In memoriam Martinus ‘Tini’ Veltman (1931-2021)

6 January 2021

The influence of Martinus Veltman on particle physics is difficult to overestimate.  Non-abelean gauge theories now form the basis under the Standard Model. Experimental particle research worldwide is largely inspired by his research and follow-up. He has supervised a number of PhD students, each of whom has made a name for himself in the field.

From the neutrino postulate in the 1930’s there was a theory that only gave unambiguous results in the lowest order. Higher order calculations gave infinity that could not be absorbed in redefinitions as quantum electrodynamics could. Veltman played a pioneering role in solving this problem.

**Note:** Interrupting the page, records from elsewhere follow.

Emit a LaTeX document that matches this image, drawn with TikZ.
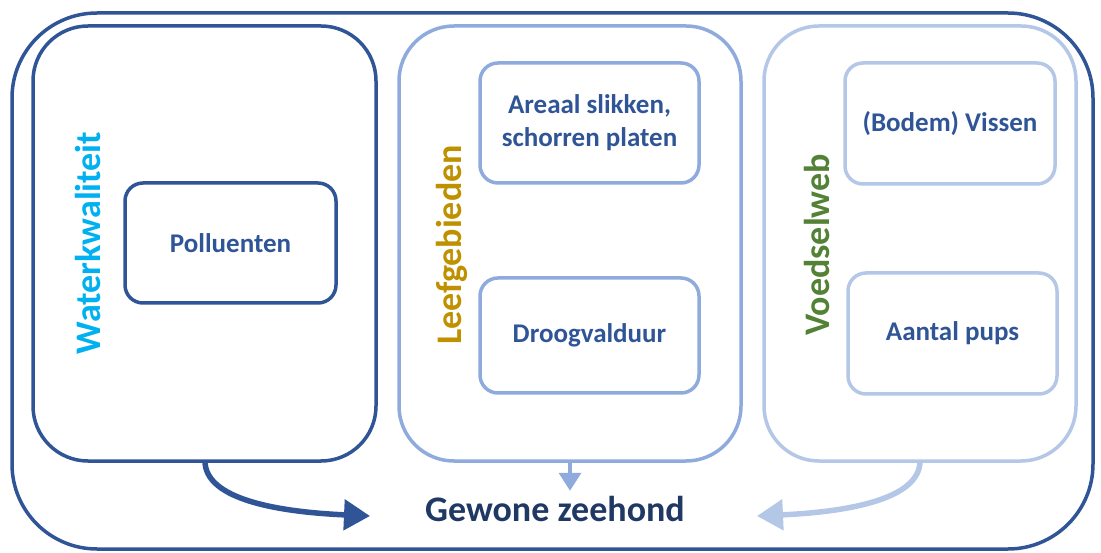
\documentclass[tikz,border=0pt]{standalone}
\usepackage{fontspec}
\setmainfont{Carlito}
\usetikzlibrary{arrows.meta}
\definecolor{dkblue}{HTML}{2F5597}
\definecolor{mdblue}{HTML}{8FAADC}
\definecolor{ltblue}{HTML}{B4C7E7}
\definecolor{navy}{HTML}{1F3864}
\definecolor{cyanlbl}{HTML}{00B0F0}
\definecolor{goldlbl}{HTML}{BF9000}
\definecolor{greenlbl}{HTML}{538135}
\tikzset{
  panel/.style={draw=#1, line width=3.5pt, rounded corners=55pt},
  itembox/.style={draw=#1, line width=3.5pt, rounded corners=18pt, fill=white,
    align=center, font=\bfseries\fontsize{27}{33}\selectfont, text=dkblue},
  sidelabel/.style={rotate=90, font=\bfseries\fontsize{36}{40}\selectfont, text=#1},
  flow/.style={line width=5.5pt, draw=#1, -{Triangle[length=26pt,width=30pt]}},
}
\begin{document}
\begin{tikzpicture}[x=1pt,y=-1pt]
\useasboundingbox (0,0) rectangle (1101,553);
% outer frame
\draw[dkblue, line width=3.5pt, rounded corners=85pt] (12,13) rectangle (1093,549);
% three panels
\node[panel=dkblue, minimum width=343pt, minimum height=435pt, inner sep=0pt] (p1) at (204.5,243.5) {};
\node[panel=mdblue, minimum width=342pt, minimum height=435pt, inner sep=0pt] (p2) at (570,243.5) {};
\node[panel=ltblue, minimum width=312pt, minimum height=435pt, inner sep=0pt] (p3) at (920,243.5) {};
% panel titles
\node[sidelabel=cyanlbl] (t1) at (88,243) {Waterkwaliteit};
\node[sidelabel=goldlbl] (t2) at (452,245) {Leefgebieden};
\node[sidelabel=greenlbl] (t3) at (817,245) {Voedselweb};
% items
\node[itembox=dkblue, minimum width=211pt, minimum height=120pt] (a1) at (230.5,243) {Polluenten};
\node[itembox=mdblue, minimum width=219pt, minimum height=120pt] (b1) at (589.5,123) {Areaal slikken,\\schorren platen};
\node[itembox=mdblue, minimum width=219pt, minimum height=115pt] (b2) at (589.5,335.5) {Droogvalduur};
\node[itembox=ltblue, minimum width=210pt, minimum height=121pt] (c1) at (950,123.5) {(Bodem) Vissen};
\node[itembox=ltblue, minimum width=209pt, minimum height=121pt] (c2) at (952.5,333.5) {Aantal pups};
% target
\node[font=\bfseries\fontsize{36}{40}\selectfont, text=navy] (z) at (555,509) {Gewone zeehond};
% connectors
\coordinate (s1) at (205,461);
\coordinate (e1) at (370,516);
\coordinate (s3) at (920,461);
\coordinate (e3) at (757,516);
\draw[flow=dkblue] (s1) .. controls (205,500) and (280,512) .. (e1);
\draw[mdblue, line width=3.5pt, -{Triangle[length=18pt,width=22pt]}] (p2.south) -- ++(0,28);
\draw[flow=ltblue] (s3) .. controls (920,500) and (845,512) .. (e3);
\end{tikzpicture}
\end{document}
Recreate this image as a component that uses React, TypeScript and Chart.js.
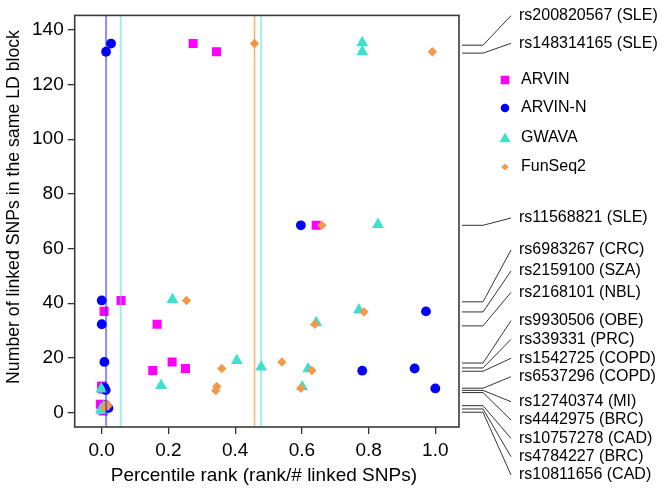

By analyzing what was known at the time as current algebra, he made it clear that in theory the spin-1 particles had to comply with a Yang-Mills structure. In order to be able to perform a renormalization program like QED, he looked at alternative Feynman rules with unphysical scalar particles, so-called ghosts.

On that basis Veltman was able to prove renormalization of the electro-weak theory to 1-loop. Finally, Gerard ‘t-Hooft proved that renormalization to all orders is possible if a new physical particle is introduced. A particle that is now known under the name Higgs-boson. It has provided the foundation for extensive experimental research at CERN (LEP and LHC) and elsewhere in the world.

Tini, the name with which he was mostly addressed, was born in 1931 in Baardwijk in Noord-Brabant (now part of Waalwijk). His father was principal of the elementary school which was in the same street as his parental home. In 1948 he graduated HBS-B, his physics teacher encouraged him to study physics at the university.

At Utrecht University his interest seemed to be in experimental physics. After Leon van Hove’s appointment he decided to study theory. During his doctoral studies he had an appointment as assistant at the van der Waalslab in Amsterdam.

After his graduation on 26 November 1956 the military was inevitable.  As a graduate physicist he was placed with the staff of the Air Force where he occupied himself with the interpretation of radar images. The important question was how many aircraft arrived from the east.

After his military service Van Hove offered him a promotion place. The promotion work started in Utrecht. With the departure of Van Hove to CERN Veltman went with him. The first chapter of his PhD thesis was already finished and was a technical consideration of unitarity in field theory.

At CERN Tini met the American physicist Sam Berman. He introduced Tini to neutrino physics, which laid the foundation for the second chapter of his thesis. Besides the influence of John Bell, Tini has always emphasized the role of Berman in his scientific career.

At that time Tini also worked closely together with the experimental (neutrino)physicist Bernardini. In 1961 Veltman presented CERN’s experimental results at a conference in Brookhaven. His contribution made an impression. From that moment on Veltman was a renowned physicist in the United States.

In 1963, Veltman received his doctorate from Utrecht University and remained at CERN until 1966. In 1963/1964 he visited SLAC in the USA, partly because Sam Berman was working there at the time. During his time at SLAC he made a start with his computer algebra program SCHOONSCHIP, a predecessor of programs such as Mathematica, Maple and FORM.

In 1966 Veltman was appointed ordinary professor at Van Hove’s still unoccupied chair in Utrecht. With his arrival in Utrecht the subject of theoretical particle physics or theoretical high-energy physics was introduced in the Netherlands.

Tini was not only involved in the theoretical side of the subject. Through his work at CERN and his experimental interest he also served the interests of experimental high-energy physics. He stood, together with others, at the cradle of Nikhef. He himself wrote the article “The gang of four” there in 2010, which can be found in the Nikhef annual report.

In 1981 Veltman left the Netherlands for a professorship appointment at the University of Ann-Arbor. Shortly after his appointment there he was honored with the prestigious MacArthur endowment. He worked there until 1996 and then returned to his old hometown Bilthoven, where he died on Monday 4 January.